-------- Dataset content --------

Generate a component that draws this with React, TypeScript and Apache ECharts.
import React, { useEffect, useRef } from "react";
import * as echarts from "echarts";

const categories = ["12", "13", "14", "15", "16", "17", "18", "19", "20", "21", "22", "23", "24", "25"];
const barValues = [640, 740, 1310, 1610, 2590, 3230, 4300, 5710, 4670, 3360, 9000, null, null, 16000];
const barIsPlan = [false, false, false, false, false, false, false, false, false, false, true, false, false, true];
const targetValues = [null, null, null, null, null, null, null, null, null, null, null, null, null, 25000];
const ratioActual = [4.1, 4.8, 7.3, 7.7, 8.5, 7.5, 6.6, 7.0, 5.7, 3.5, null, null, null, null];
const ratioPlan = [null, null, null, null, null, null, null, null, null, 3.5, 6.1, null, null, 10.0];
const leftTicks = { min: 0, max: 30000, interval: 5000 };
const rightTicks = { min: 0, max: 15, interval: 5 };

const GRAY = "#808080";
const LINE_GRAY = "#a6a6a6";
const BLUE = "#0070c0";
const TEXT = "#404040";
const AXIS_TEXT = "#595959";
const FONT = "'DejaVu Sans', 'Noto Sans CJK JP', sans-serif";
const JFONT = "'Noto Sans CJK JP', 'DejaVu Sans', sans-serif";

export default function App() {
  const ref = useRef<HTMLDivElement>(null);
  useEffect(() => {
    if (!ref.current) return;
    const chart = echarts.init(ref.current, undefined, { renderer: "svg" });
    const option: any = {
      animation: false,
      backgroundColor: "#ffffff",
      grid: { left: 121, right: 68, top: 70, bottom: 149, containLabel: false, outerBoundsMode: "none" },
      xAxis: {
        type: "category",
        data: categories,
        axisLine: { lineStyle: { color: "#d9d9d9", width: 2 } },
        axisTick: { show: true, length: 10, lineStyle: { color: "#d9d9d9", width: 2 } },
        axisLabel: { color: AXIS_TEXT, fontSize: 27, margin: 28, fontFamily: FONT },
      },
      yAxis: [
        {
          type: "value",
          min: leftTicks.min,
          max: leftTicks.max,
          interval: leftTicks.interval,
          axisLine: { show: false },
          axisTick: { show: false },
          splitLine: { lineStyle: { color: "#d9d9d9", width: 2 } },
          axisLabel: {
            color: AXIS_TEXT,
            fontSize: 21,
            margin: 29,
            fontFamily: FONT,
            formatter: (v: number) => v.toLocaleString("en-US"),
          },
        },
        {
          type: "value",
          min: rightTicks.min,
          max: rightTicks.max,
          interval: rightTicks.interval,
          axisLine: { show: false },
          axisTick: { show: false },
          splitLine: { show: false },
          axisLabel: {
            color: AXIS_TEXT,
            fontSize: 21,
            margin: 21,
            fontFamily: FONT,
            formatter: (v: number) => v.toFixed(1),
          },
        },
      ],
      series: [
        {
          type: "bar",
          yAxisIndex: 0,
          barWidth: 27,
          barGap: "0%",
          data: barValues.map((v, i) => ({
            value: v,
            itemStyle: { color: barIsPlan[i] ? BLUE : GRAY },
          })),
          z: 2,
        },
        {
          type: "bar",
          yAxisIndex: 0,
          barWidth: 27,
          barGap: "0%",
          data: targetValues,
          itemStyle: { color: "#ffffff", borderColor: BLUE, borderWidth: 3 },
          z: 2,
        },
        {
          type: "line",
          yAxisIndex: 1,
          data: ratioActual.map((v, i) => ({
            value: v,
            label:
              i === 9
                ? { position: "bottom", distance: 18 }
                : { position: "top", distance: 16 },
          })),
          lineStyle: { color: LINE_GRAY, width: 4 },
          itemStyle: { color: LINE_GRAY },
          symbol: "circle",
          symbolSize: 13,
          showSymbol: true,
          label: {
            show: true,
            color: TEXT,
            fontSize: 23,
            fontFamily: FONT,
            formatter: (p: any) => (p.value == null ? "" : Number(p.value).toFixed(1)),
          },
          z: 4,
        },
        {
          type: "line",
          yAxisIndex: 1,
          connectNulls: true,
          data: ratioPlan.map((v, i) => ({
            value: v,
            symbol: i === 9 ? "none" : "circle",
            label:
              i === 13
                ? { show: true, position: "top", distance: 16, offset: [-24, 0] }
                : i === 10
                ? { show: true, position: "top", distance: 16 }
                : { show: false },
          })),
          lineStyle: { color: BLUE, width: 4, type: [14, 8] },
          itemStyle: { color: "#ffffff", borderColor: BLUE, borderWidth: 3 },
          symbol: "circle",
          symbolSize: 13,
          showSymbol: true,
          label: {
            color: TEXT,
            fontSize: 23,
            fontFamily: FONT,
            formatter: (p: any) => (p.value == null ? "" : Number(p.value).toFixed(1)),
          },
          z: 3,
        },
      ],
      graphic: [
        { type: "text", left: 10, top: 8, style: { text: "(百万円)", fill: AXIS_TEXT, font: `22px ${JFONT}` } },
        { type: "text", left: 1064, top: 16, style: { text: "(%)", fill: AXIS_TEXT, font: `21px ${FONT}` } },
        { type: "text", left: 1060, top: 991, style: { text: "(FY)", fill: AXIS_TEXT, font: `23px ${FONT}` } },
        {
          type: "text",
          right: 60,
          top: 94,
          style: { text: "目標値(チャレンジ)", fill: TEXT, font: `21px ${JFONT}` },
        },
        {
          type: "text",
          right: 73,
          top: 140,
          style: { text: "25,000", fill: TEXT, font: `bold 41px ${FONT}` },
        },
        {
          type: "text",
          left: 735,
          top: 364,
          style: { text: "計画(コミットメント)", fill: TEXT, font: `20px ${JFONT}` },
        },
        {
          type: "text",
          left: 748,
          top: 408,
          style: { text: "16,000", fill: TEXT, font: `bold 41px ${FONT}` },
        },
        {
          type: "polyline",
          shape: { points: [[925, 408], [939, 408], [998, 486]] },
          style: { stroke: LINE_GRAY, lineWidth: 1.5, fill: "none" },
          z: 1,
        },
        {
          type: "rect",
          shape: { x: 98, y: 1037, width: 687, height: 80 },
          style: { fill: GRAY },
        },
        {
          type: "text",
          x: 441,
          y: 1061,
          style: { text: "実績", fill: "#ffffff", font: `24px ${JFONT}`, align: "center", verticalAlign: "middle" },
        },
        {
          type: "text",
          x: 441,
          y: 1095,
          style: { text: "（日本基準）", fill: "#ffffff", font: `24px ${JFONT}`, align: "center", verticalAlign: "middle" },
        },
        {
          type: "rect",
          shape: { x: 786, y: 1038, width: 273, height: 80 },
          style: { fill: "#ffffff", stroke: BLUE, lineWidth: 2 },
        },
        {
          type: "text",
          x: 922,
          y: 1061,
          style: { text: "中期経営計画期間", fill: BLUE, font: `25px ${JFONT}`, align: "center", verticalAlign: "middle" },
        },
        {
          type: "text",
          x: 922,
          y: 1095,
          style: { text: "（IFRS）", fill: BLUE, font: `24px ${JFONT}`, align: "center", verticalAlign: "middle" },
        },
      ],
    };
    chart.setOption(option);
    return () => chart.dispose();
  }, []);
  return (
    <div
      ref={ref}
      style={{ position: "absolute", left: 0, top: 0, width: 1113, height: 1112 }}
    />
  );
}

--------

# [Your goal]
Copy every line that contains the string "React".

# [Finished answer]
Generate a component that draws this with React, TypeScript and Apache ECharts.
import React, { useEffect, useRef } from "react";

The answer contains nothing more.